▸ **WHAT YOU WILL DO**: Copy out each line exactly; pictures stay out of the copy.

BEGIN SUPPLIED DATA

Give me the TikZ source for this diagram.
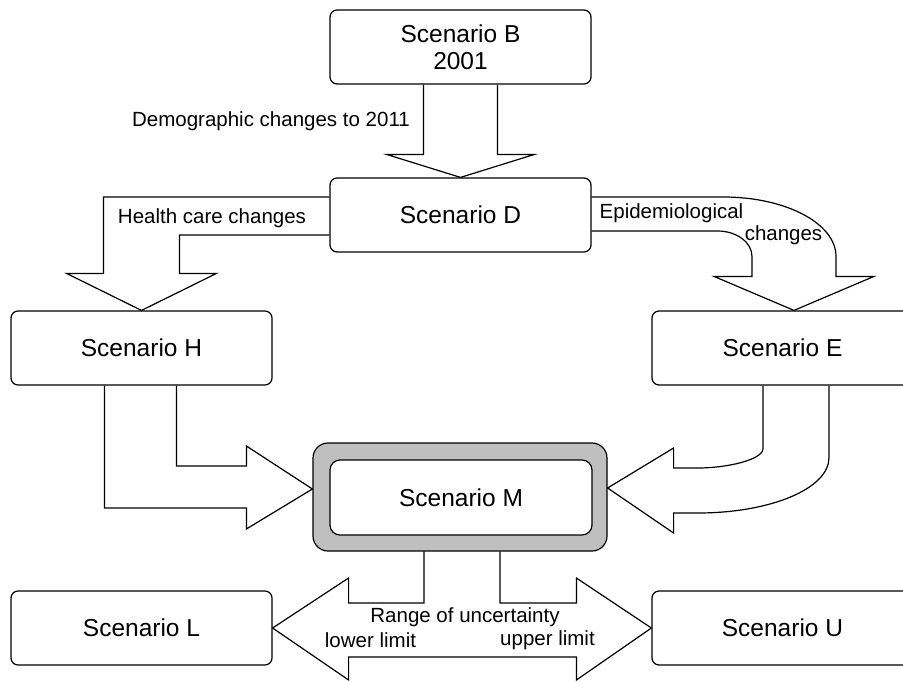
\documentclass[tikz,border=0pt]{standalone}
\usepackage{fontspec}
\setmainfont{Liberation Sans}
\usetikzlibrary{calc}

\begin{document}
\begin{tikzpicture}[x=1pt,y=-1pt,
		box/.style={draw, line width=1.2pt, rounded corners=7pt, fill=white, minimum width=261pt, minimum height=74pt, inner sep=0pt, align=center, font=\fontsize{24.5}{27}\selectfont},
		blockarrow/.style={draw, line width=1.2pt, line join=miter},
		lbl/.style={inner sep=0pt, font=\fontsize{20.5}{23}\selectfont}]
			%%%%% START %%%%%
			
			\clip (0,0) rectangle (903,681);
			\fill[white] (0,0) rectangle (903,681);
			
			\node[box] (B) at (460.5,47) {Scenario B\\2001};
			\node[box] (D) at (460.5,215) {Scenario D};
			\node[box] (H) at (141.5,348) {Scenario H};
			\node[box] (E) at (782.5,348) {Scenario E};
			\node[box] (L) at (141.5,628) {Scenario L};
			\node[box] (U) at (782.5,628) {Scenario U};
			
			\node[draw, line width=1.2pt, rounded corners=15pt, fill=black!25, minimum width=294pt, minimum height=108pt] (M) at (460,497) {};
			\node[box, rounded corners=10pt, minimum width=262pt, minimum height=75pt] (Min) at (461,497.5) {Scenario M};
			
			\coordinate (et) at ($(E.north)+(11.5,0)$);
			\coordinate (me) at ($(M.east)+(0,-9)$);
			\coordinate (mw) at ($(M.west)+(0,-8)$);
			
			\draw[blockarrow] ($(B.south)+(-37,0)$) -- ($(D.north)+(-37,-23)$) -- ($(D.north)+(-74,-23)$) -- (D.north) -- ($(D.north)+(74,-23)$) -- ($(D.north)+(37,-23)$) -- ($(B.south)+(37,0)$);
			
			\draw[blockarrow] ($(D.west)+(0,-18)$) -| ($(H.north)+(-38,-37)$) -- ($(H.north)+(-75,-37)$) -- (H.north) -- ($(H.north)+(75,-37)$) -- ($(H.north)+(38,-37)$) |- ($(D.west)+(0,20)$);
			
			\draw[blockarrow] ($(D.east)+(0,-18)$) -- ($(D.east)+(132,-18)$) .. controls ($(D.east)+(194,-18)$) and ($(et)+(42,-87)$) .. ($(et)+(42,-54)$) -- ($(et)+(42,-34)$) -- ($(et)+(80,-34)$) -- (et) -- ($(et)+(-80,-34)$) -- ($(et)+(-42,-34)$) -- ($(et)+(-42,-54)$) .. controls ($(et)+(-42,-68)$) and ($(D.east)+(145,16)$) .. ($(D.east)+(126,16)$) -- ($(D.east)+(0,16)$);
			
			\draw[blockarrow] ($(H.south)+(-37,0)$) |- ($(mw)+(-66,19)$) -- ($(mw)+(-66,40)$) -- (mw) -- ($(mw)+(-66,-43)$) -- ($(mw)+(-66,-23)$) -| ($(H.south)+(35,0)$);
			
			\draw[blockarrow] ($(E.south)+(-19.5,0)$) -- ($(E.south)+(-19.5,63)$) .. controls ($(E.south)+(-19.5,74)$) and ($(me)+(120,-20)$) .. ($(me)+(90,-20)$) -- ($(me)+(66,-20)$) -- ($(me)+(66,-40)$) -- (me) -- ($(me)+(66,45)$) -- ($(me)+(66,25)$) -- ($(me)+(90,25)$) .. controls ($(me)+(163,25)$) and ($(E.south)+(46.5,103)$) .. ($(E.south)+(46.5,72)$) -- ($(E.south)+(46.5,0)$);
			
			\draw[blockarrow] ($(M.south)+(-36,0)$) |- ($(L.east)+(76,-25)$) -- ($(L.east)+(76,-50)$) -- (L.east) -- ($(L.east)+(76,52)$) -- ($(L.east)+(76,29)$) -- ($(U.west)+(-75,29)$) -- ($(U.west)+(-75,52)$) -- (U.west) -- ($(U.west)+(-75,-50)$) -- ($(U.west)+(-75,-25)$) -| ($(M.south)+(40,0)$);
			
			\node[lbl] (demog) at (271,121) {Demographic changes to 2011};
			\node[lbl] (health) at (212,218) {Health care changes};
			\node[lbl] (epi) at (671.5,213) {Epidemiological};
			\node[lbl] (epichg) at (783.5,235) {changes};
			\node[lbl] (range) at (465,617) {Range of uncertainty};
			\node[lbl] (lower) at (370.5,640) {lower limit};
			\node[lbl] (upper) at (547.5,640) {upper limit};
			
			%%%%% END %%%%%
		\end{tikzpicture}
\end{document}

END SUPPLIED DATA

▸ **RESPONSE TO THIS TASK**:
Give me the TikZ source for this diagram.
\documentclass[tikz,border=0pt]{standalone}
\usepackage{fontspec}
\setmainfont{Liberation Sans}
\usetikzlibrary{calc}

\begin{document}
\begin{tikzpicture}[x=1pt,y=-1pt,
		box/.style={draw, line width=1.2pt, rounded corners=7pt, fill=white, minimum width=261pt, minimum height=74pt, inner sep=0pt, align=center, font=\fontsize{24.5}{27}\selectfont},
		blockarrow/.style={draw, line width=1.2pt, line join=miter},
		lbl/.style={inner sep=0pt, font=\fontsize{20.5}{23}\selectfont}]
			%%%%% START %%%%%
			
			\clip (0,0) rectangle (903,681);
			\fill[white] (0,0) rectangle (903,681);
			
			\node[box] (B) at (460.5,47) {Scenario B\\2001};
			\node[box] (D) at (460.5,215) {Scenario D};
			\node[box] (H) at (141.5,348) {Scenario H};
			\node[box] (E) at (782.5,348) {Scenario E};
			\node[box] (L) at (141.5,628) {Scenario L};
			\node[box] (U) at (782.5,628) {Scenario U};
			
			\node[draw, line width=1.2pt, rounded corners=15pt, fill=black!25, minimum width=294pt, minimum height=108pt] (M) at (460,497) {};
			\node[box, rounded corners=10pt, minimum width=262pt, minimum height=75pt] (Min) at (461,497.5) {Scenario M};
			
			\coordinate (et) at ($(E.north)+(11.5,0)$);
			\coordinate (me) at ($(M.east)+(0,-9)$);
			\coordinate (mw) at ($(M.west)+(0,-8)$);
			
			\draw[blockarrow] ($(B.south)+(-37,0)$) -- ($(D.north)+(-37,-23)$) -- ($(D.north)+(-74,-23)$) -- (D.north) -- ($(D.north)+(74,-23)$) -- ($(D.north)+(37,-23)$) -- ($(B.south)+(37,0)$);
			
			\draw[blockarrow] ($(D.west)+(0,-18)$) -| ($(H.north)+(-38,-37)$) -- ($(H.north)+(-75,-37)$) -- (H.north) -- ($(H.north)+(75,-37)$) -- ($(H.north)+(38,-37)$) |- ($(D.west)+(0,20)$);
			
			\draw[blockarrow] ($(D.east)+(0,-18)$) -- ($(D.east)+(132,-18)$) .. controls ($(D.east)+(194,-18)$) and ($(et)+(42,-87)$) .. ($(et)+(42,-54)$) -- ($(et)+(42,-34)$) -- ($(et)+(80,-34)$) -- (et) -- ($(et)+(-80,-34)$) -- ($(et)+(-42,-34)$) -- ($(et)+(-42,-54)$) .. controls ($(et)+(-42,-68)$) and ($(D.east)+(145,16)$) .. ($(D.east)+(126,16)$) -- ($(D.east)+(0,16)$);
			
			\draw[blockarrow] ($(H.south)+(-37,0)$) |- ($(mw)+(-66,19)$) -- ($(mw)+(-66,40)$) -- (mw) -- ($(mw)+(-66,-43)$) -- ($(mw)+(-66,-23)$) -| ($(H.south)+(35,0)$);
			
			\draw[blockarrow] ($(E.south)+(-19.5,0)$) -- ($(E.south)+(-19.5,63)$) .. controls ($(E.south)+(-19.5,74)$) and ($(me)+(120,-20)$) .. ($(me)+(90,-20)$) -- ($(me)+(66,-20)$) -- ($(me)+(66,-40)$) -- (me) -- ($(me)+(66,45)$) -- ($(me)+(66,25)$) -- ($(me)+(90,25)$) .. controls ($(me)+(163,25)$) and ($(E.south)+(46.5,103)$) .. ($(E.south)+(46.5,72)$) -- ($(E.south)+(46.5,0)$);
			
			\draw[blockarrow] ($(M.south)+(-36,0)$) |- ($(L.east)+(76,-25)$) -- ($(L.east)+(76,-50)$) -- (L.east) -- ($(L.east)+(76,52)$) -- ($(L.east)+(76,29)$) -- ($(U.west)+(-75,29)$) -- ($(U.west)+(-75,52)$) -- (U.west) -- ($(U.west)+(-75,-50)$) -- ($(U.west)+(-75,-25)$) -| ($(M.south)+(40,0)$);
			
			\node[lbl] (demog) at (271,121) {Demographic changes to 2011};
			\node[lbl] (health) at (212,218) {Health care changes};
			\node[lbl] (epi) at (671.5,213) {Epidemiological};
			\node[lbl] (epichg) at (783.5,235) {changes};
			\node[lbl] (range) at (465,617) {Range of uncertainty};
			\node[lbl] (lower) at (370.5,640) {lower limit};
			\node[lbl] (upper) at (547.5,640) {upper limit};
			
			%%%%% END %%%%%
		\end{tikzpicture}
\end{document}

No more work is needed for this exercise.